Sift the material for lines containing "diagram", and return them.

Start of AVAILABLE DATA

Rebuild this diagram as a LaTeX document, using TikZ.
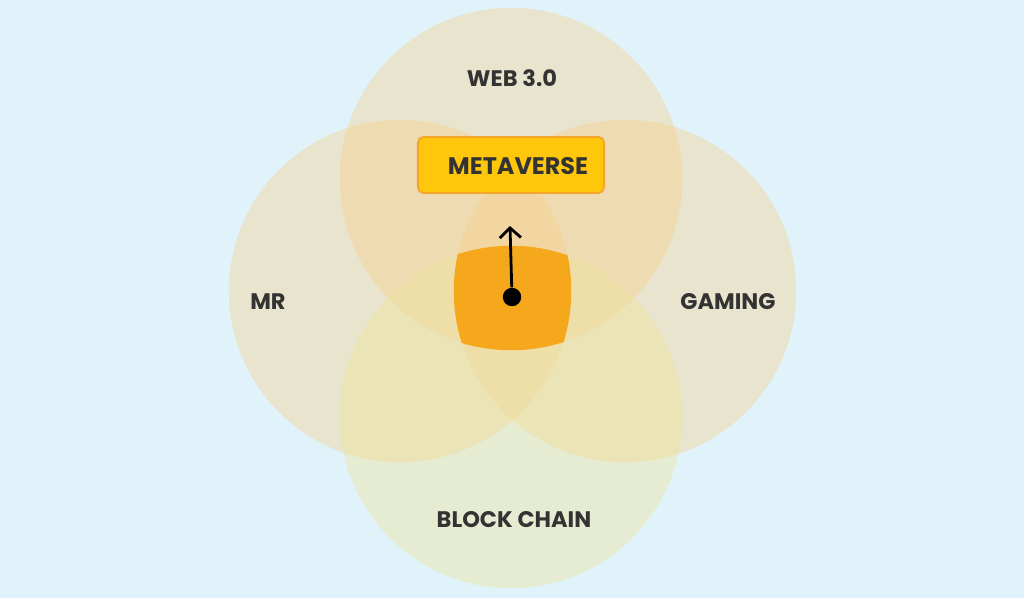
\documentclass[tikz,border=0pt]{standalone}
\usepackage{fontspec}
\setmainfont{Poppins}
\usepackage{xcolor}
\usepackage{tikz}
\usetikzlibrary{arrows.meta}
\definecolor{skybg}{HTML}{E0F3FB}
\definecolor{sand}{HTML}{F6D08E}
\definecolor{lime}{HTML}{EFE49A}
\definecolor{core}{HTML}{F5A81C}
\definecolor{gold}{HTML}{FFC70C}
\definecolor{goldline}{HTML}{F2A62A}
\definecolor{ink}{HTML}{333333}

\begin{document}
\begin{tikzpicture}[x=0.025cm, y=-0.025cm, semithick]
\tikzstyle{ring}=[fill=sand, fill opacity=0.42]
\tikzstyle{label}=[text=ink, font=\fontsize{16}{18}\selectfont\bfseries]
\tikzstyle{badge}=[draw=goldline, line width=1.4pt, fill=gold, rounded corners=4pt,
                   minimum width=4.65cm, minimum height=1.4cm]
\tikzstyle{pin}=[circle, fill=black, inner sep=0pt, minimum size=0.46cm]
\tikzstyle{pointer}=[line width=2pt, -{Straight Barb[length=7pt, width=15pt, line width=2pt]}]
  \fill[skybg] (0,0) rectangle (1024,598);
  \useasboundingbox (0,0) rectangle (1024,598);
  \fill[ring] (511,179) circle (4.28cm);
  \fill[ring] (400,291) circle (4.28cm);
  \fill[ring] (625,291) circle (4.28cm);
  \fill[ring, fill=lime] (511,417) circle (4.28cm);
  \begin{scope}
    \clip (511,179) circle (4.28cm);
    \clip (400,291) circle (4.28cm);
    \clip (625,291) circle (4.28cm);
    \clip (511,417) circle (4.28cm);
    \fill[core] (400,200) rectangle (620,400);
  \end{scope}
  \node[label] (web) at (512,78) {WEB 3.0};
  \node[label] (mr) at (268,302) {MR};
  \node[label] (gaming) at (728,302) {GAMING};
  \node[label] (chain) at (514,520) {BLOCK CHAIN};
  \node[badge] (meta) at (511,165) {};
  \node[label, font=\fontsize{17}{19}\selectfont\bfseries] (metatext) at (518,166) {METAVERSE};
  \node[pin] (dot) at (512,297) {};
  \coordinate (up) at (510,226);
  \draw[pointer] (dot) -- (up);
\end{tikzpicture}
\end{document}
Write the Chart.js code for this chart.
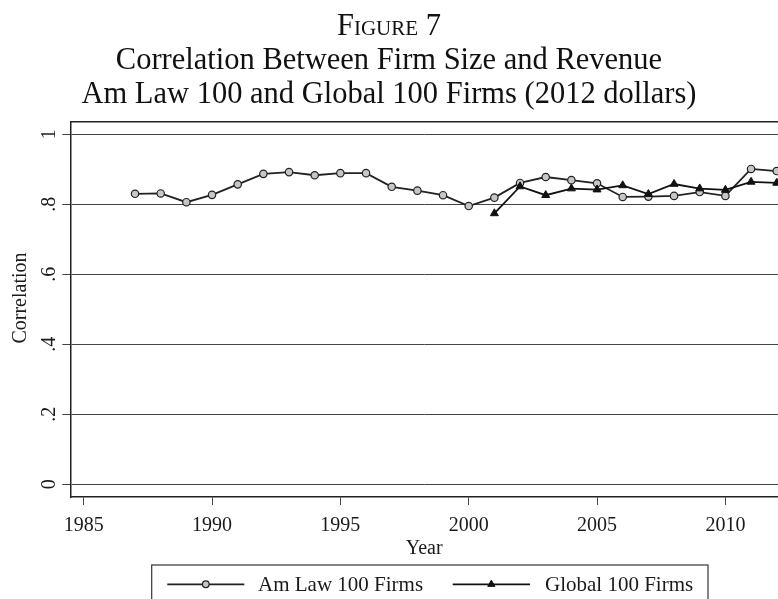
<!DOCTYPE html>
<html><head><meta charset="utf-8">
<script src="https://cdn.jsdelivr.net/npm/chart.js@4.4.0/dist/chart.umd.min.js"></script>
<style>html,body{margin:0;padding:0;background:#fff;overflow:hidden}#wrap{position:relative;width:778px;height:599px}</style>
</head><body><div id="wrap"><canvas id="c" width="778" height="599"></canvas></div>
<script>
const amLawYears = [1987,1988,1989,1990,1991,1992,1993,1994,1995,1996,1997,1998,1999,2000,2001,2002,2003,2004,2005,2006,2007,2008,2009,2010,2011,2012];
const amLawValues = [0.830,0.831,0.806,0.827,0.857,0.887,0.892,0.883,0.889,0.889,0.850,0.839,0.826,0.795,0.819,0.861,0.878,0.869,0.860,0.821,0.822,0.824,0.835,0.824,0.901,0.895];
const globalYears = [2001,2002,2003,2004,2005,2006,2007,2008,2009,2010,2011,2012];
const globalValues = [0.774,0.851,0.826,0.845,0.842,0.854,0.829,0.858,0.845,0.841,0.864,0.861];
const xTickValues = [1985,1990,1995,2000,2005,2010];
const xTickLabels = ['1985','1990','1995','2000','2005','2010'];
const yTickValues = [0,0.2,0.4,0.6,0.8,1];
const yTickLabels = ['0','.2','.4','.6','.8','1'];
const seriesNames = ['Am Law 100 Firms','Global 100 Firms'];
const titleText = 'Figure 7';
const subtitleLines = ['Correlation Between Firm Size and Revenue','Am Law 100 and Global 100 Firms (2012 dollars)'];
const xTitle = 'Year';
const yTitle = 'Correlation';

const SERIF = "'Liberation Serif','Times New Roman',serif";
const INK = '#1a1a1a';

const decor = {
  id: 'decor',
  afterDraw(chart) {
    const ctx = chart.ctx, a = chart.chartArea, ys = chart.scales.y;
    ctx.save();
    // top frame line
    ctx.strokeStyle = '#222'; ctx.lineWidth = 1.5;
    ctx.beginPath(); ctx.moveTo(a.left, a.top); ctx.lineTo(a.right, a.top); ctx.stroke();
    // rotated y tick labels
    ctx.fillStyle = INK;
    ctx.font = '20px ' + SERIF;
    ctx.textAlign = 'center'; ctx.textBaseline = 'alphabetic';
    yTickValues.forEach((v, i) => {
      const py = ys.getPixelForValue(v);
      ctx.save(); ctx.translate(55, py); ctx.rotate(-Math.PI / 2);
      ctx.fillText(yTickLabels[i], 0, 0); ctx.restore();
    });
    // y title
    ctx.save(); ctx.translate(26, 298); ctx.rotate(-Math.PI / 2);
    ctx.fillText(yTitle, 0, 0); ctx.restore();
    // legend
    ctx.strokeStyle = '#333'; ctx.lineWidth = 1.2;
    ctx.strokeRect(151.7, 565, 556.3, 60);
    const items = [
      {ds: chart.data.datasets[0], x1: 167.3, x2: 244.3, tx: 258},
      {ds: chart.data.datasets[1], x1: 452.7, x2: 530, tx: 545}
    ];
    items.forEach(it => {
      const d = it.ds, yy = 584.3;
      ctx.strokeStyle = d.borderColor; ctx.lineWidth = 1.8;
      ctx.beginPath(); ctx.moveTo(it.x1, yy); ctx.lineTo(it.x2, yy); ctx.stroke();
      ctx.fillStyle = d.pointBackgroundColor; ctx.strokeStyle = d.pointBorderColor; ctx.lineWidth = d.pointBorderWidth;
      Chart.helpers.drawPoint(ctx, {pointStyle: d.pointStyle, radius: d.pointRadius * 0.9, borderWidth: d.pointBorderWidth, rotation: 0}, (it.x1 + it.x2) / 2, yy);
      ctx.fillStyle = INK; ctx.textAlign = 'left'; ctx.textBaseline = 'alphabetic';
      ctx.font = '21px ' + SERIF;
      ctx.fillText(d.label, it.tx, 590.7);
    });
    ctx.restore();
  }
};

new Chart(document.getElementById('c'), {
  type: 'line',
  data: {
    datasets: [
      {
        label: seriesNames[0],
        data: amLawYears.map((y, i) => ({x: y, y: amLawValues[i]})),
        borderColor: '#222', borderWidth: 1.8,
        pointStyle: 'circle', pointRadius: 3.7,
        pointBackgroundColor: '#c6c6c6', pointBorderColor: '#222', pointBorderWidth: 1.2,
        tension: 0, order: 2
      },
      {
        label: seriesNames[1],
        data: globalYears.map((y, i) => ({x: y, y: globalValues[i]})),
        borderColor: '#111', borderWidth: 1.8,
        pointStyle: 'triangle', pointRadius: 4.6,
        pointBackgroundColor: '#111', pointBorderColor: '#111', pointBorderWidth: 1,
        tension: 0, order: 1
      }
    ]
  },
  options: {
    responsive: false, animation: false, devicePixelRatio: 1,
    layout: {autoPadding: false, padding: {left: 0, right: 0, top: 0, bottom: 34}},
    plugins: {
      legend: {display: false},
      tooltip: {enabled: false},
      title: {display: true, text: titleText, color: '#111',
        font: {family: SERIF, size: 30.5, weight: 'small-caps', lineHeight: 34 / 30.5},
        padding: {top: 9.7, bottom: 0}},
      subtitle: {display: true, text: subtitleLines, color: '#111',
        font: {family: SERIF, size: 30.5, lineHeight: 34 / 30.5},
        padding: {top: 0, bottom: 10}}
    },
    scales: {
      x: {
        type: 'linear', position: 'bottom', min: 1984.478, max: 2012.05,
        afterBuildTicks: s => { s.ticks = xTickValues.map(v => ({value: v})); },
        afterFit: s => { s.height = 68; },
        ticks: {autoSkip: false, maxRotation: 0, minRotation: 0, padding: 9.2, color: INK,
          font: {family: SERIF, size: 20},
          callback: v => xTickLabels[xTickValues.indexOf(v)]},
        grid: {display: true, drawOnChartArea: false, drawTicks: true, tickLength: 8, color: '#444', lineWidth: 1},
        border: {display: true, color: '#222', width: 1.5},
        title: {display: true, text: xTitle, color: INK, font: {family: SERIF, size: 20, lineHeight: 1.2}, padding: {top: 0, bottom: 4.1}}
      },
      y: {
        type: 'linear', position: 'left', min: -0.0363, max: 1.036,
        afterBuildTicks: s => { s.ticks = yTickValues.map(v => ({value: v})); },
        afterFit: s => { s.width = 70.3; },
        ticks: {display: false},
        grid: {display: true, drawTicks: true, tickLength: 8, color: '#444', lineWidth: 1},
        border: {display: true, color: '#222', width: 1.5}
      }
    }
  },
  plugins: [decor]
});
</script></body></html>
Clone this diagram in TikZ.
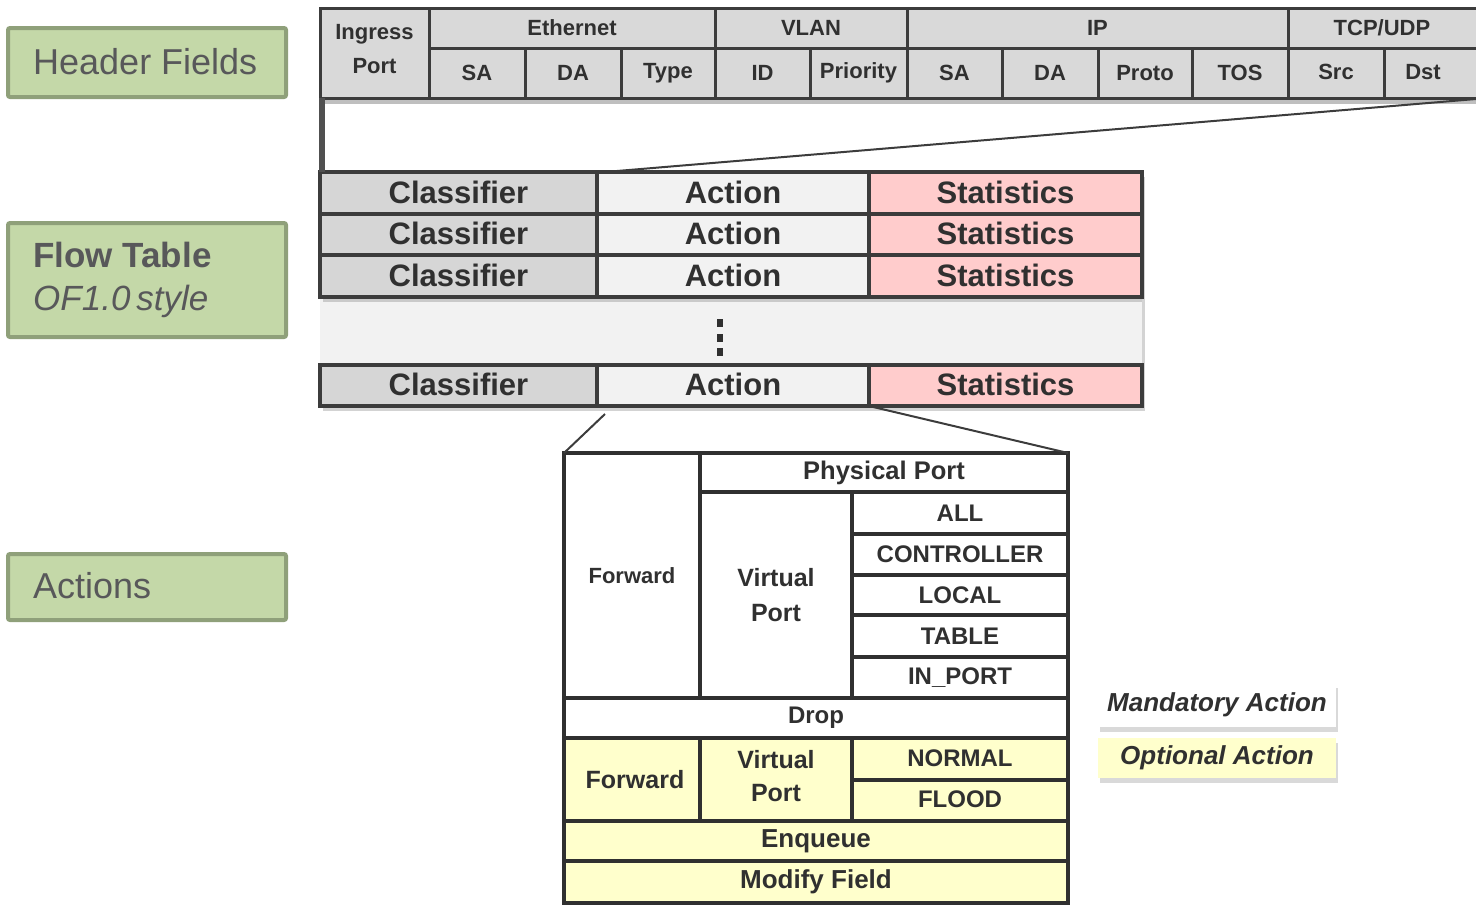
\documentclass[tikz,border=0pt]{standalone}
\usepackage{fontspec}
\setmainfont{Liberation Sans}
\usetikzlibrary{shadows,calc}
\definecolor{lineC}{HTML}{3C3C3C}
\definecolor{txtC}{HTML}{303030}
\definecolor{hdrC}{HTML}{D9D9D9}
\definecolor{clsC}{HTML}{D6D6D6}
\definecolor{actC}{HTML}{F2F2F2}
\definecolor{stC}{HTML}{FFCCCC}
\definecolor{optC}{HTML}{FFFFCC}
\definecolor{grnF}{HTML}{C4D8A8}
\definecolor{grnB}{HTML}{8FA07A}
\definecolor{grnT}{HTML}{58585A}
\newcommand\cellnode[7]{\node[#6, minimum width={(#4-#2)*1pt}, minimum height={(#5-#3)*1pt}] (#1) at ({(#2+#4)/2},{(#3+#5)/2}) {#7};}
\tikzset{
  base/.style={inner sep=0pt, outer sep=0pt, align=center, text=txtC},
  hcell/.style={base, draw=lineC, line width=3pt, fill=hdrC, font=\bfseries\fontsize{22}{34}\selectfont},
  fcell/.style={base, draw=lineC, line width=3.5pt, font=\bfseries\fontsize{31}{33}\selectfont},
  acell/.style={base, draw=txtC, line width=3.5pt, fill=white, font=\bfseries\fontsize{24}{35}\selectfont},
  ocell/.style={acell, fill=optC},
  fshadow/.style={drop shadow={shadow xshift=3pt, shadow yshift=-5pt, opacity=0.35}},
  legend/.style={base, font=\bfseries\itshape\fontsize{26}{30}\selectfont, drop shadow={shadow xshift=2pt, shadow yshift=-5pt, opacity=0.3}},
  label/.style={draw=grnB, fill=grnF, line width=4pt, rounded corners=2pt, inner sep=0pt, outer sep=0pt},
  labtext/.style={text=grnT, anchor=west, align=left, inner sep=0pt},
  conn/.style={draw=lineC, line width=2pt},
}
\begin{document}
\begin{tikzpicture}[x=1pt,y=-1pt]
\useasboundingbox (0,0) rectangle (1476,906);
% ---------- left labels ----------
\cellnode{lhf}{8}{28}{286}{97}{label}{}
\node[labtext, font=\fontsize{36}{40}\selectfont] (lhft) at (33,62) {Header Fields};
\cellnode{lft}{8}{223}{286}{337}{label}{}
\node[labtext, font=\fontsize{35}{43}\selectfont] (lftt) at (33,280) {{\bfseries Flow Table}\\{\itshape OF1.0\,style}};
\cellnode{lac}{8}{554}{286}{620}{label}{}
\node[labtext, font=\fontsize{36}{40}\selectfont] (lact) at (33,586) {Actions};
% ---------- header fields ----------
\fill[black, opacity=0.25] (322,98) rectangle (1480,104);
\cellnode{ing}{320}{8}{429}{98}{hcell}{}
\node[base, font=\bfseries\fontsize{22}{34}\selectfont] (ingT) at ($(ing.center)+(0,-4)$) {Ingress\\Port};
\cellnode{eth}{429}{8}{715}{48}{hcell}{Ethernet}
\cellnode{vlan}{715}{8}{907}{48}{hcell}{VLAN}
\cellnode{ip}{907}{8}{1288}{48}{hcell}{IP}
\cellnode{tcp}{1288}{8}{1490}{48}{hcell}{\hspace*{-14pt}TCP/UDP\hspace*{0pt}}
\cellnode{esa}{429}{48}{525}{98}{hcell}{SA}
\cellnode{eda}{525}{48}{621}{98}{hcell}{DA}
\cellnode{ety}{621}{48}{715}{98}{hcell}{Type}
\cellnode{vid}{715}{48}{810}{98}{hcell}{ID}
\cellnode{vpr}{810}{48}{907}{98}{hcell}{Priority}
\cellnode{isa}{907}{48}{1002}{98}{hcell}{SA}
\cellnode{ida}{1002}{48}{1098}{98}{hcell}{DA}
\cellnode{ipr}{1098}{48}{1192}{98}{hcell}{Proto}
\cellnode{itos}{1192}{48}{1288}{98}{hcell}{TOS}
\cellnode{tsrc}{1288}{48}{1384}{98}{hcell}{\raisebox{3pt}{Src}}
\cellnode{tdst}{1384}{48}{1490}{98}{hcell}{\hspace*{-28pt}\raisebox{3pt}{Dst}}
\coordinate (hfR) at (1476,99);
% ---------- flow table ----------
\cellnode{gap}{320}{297}{1142}{365}{base, fill=actC, fshadow}{}
\foreach \r/\ya/\yb in {1/172/214, 2/214/255, 3/255/297, 4/365/406}{
  \cellnode{cls\r}{320}{\ya}{597}{\yb}{fcell, fill=clsC, fshadow}{\raisebox{2pt}{Classifier}}
  \cellnode{act\r}{597}{\ya}{869}{\yb}{fcell, fill=actC, fshadow}{\raisebox{2pt}{Action}}
  \cellnode{st\r}{869}{\ya}{1142}{\yb}{fcell, fill=stC, fshadow}{\raisebox{2pt}{Statistics}}
}
\foreach \yy in {323,338,352}{\fill[txtC] (717,\yy-4) rectangle (723,\yy+4);}
% connectors
\draw[draw=lineC!90, line width=5.5pt] (ing.south west) ++(2,0) coordinate (barT) -- (barT |- cls1.north) coordinate (barB);
\draw[conn] (hfR) -- ($(act1.north west)+(8,0)$);
% ---------- actions ----------
\cellnode{fwd1}{564}{453}{700}{698}{acell, font=\bfseries\fontsize{22}{26}\selectfont}{\raisebox{-2pt}{Forward}}
\cellnode{phys}{700}{453}{1068}{492}{acell, font=\bfseries\fontsize{25.5}{30}\selectfont}{Physical Port}
\cellnode{vp1}{700}{492}{852}{698}{acell, font=\bfseries\fontsize{25}{35}\selectfont}{Virtual\\Port}
\cellnode{all}{852}{492}{1068}{534}{acell}{ALL}
\cellnode{ctrl}{852}{534}{1068}{575}{acell}{CONTROLLER}
\cellnode{loc}{852}{575}{1068}{615}{acell}{LOCAL}
\cellnode{tab}{852}{615}{1068}{657}{acell}{TABLE}
\cellnode{inp}{852}{657}{1068}{698}{acell}{IN\_PORT}
\cellnode{drop}{564}{698}{1068}{738}{acell}{Drop}
\cellnode{fwd2}{564}{738}{700}{821}{ocell, font=\bfseries\fontsize{25}{30}\selectfont}{\hspace*{6pt}Forward}
\cellnode{vp2}{700}{738}{852}{821}{ocell, font=\bfseries\fontsize{25}{35}\selectfont}{\raisebox{7pt}{\shortstack{Virtual\\[13pt]Port}}}
\cellnode{norm}{852}{738}{1068}{780}{ocell}{\raisebox{2pt}{NORMAL}}
\cellnode{flood}{852}{780}{1068}{821}{ocell}{\raisebox{2pt}{FLOOD}}
\cellnode{enq}{564}{821}{1068}{861}{ocell, font=\bfseries\fontsize{26}{30}\selectfont}{Enqueue}
\cellnode{mod}{564}{861}{1068}{903}{ocell, font=\bfseries\fontsize{26}{30}\selectfont}{Modify Field}
\draw[conn] ($(act4.south west)+(8,8)$) -- (fwd1.north west);
\draw[conn] (st4.south west) -- (phys.north east);
% ---------- legend ----------
\cellnode{mand}{1098}{683}{1336}{727}{legend, fill=white}{Mandatory Action}
\cellnode{opt}{1098}{738}{1336}{778}{legend, fill=optC}{Optional Action}
\end{tikzpicture}
\end{document}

End of AVAILABLE DATA

→ **CORRECT RESULT**:
Rebuild this diagram as a LaTeX document, using TikZ.
Clone this diagram in TikZ.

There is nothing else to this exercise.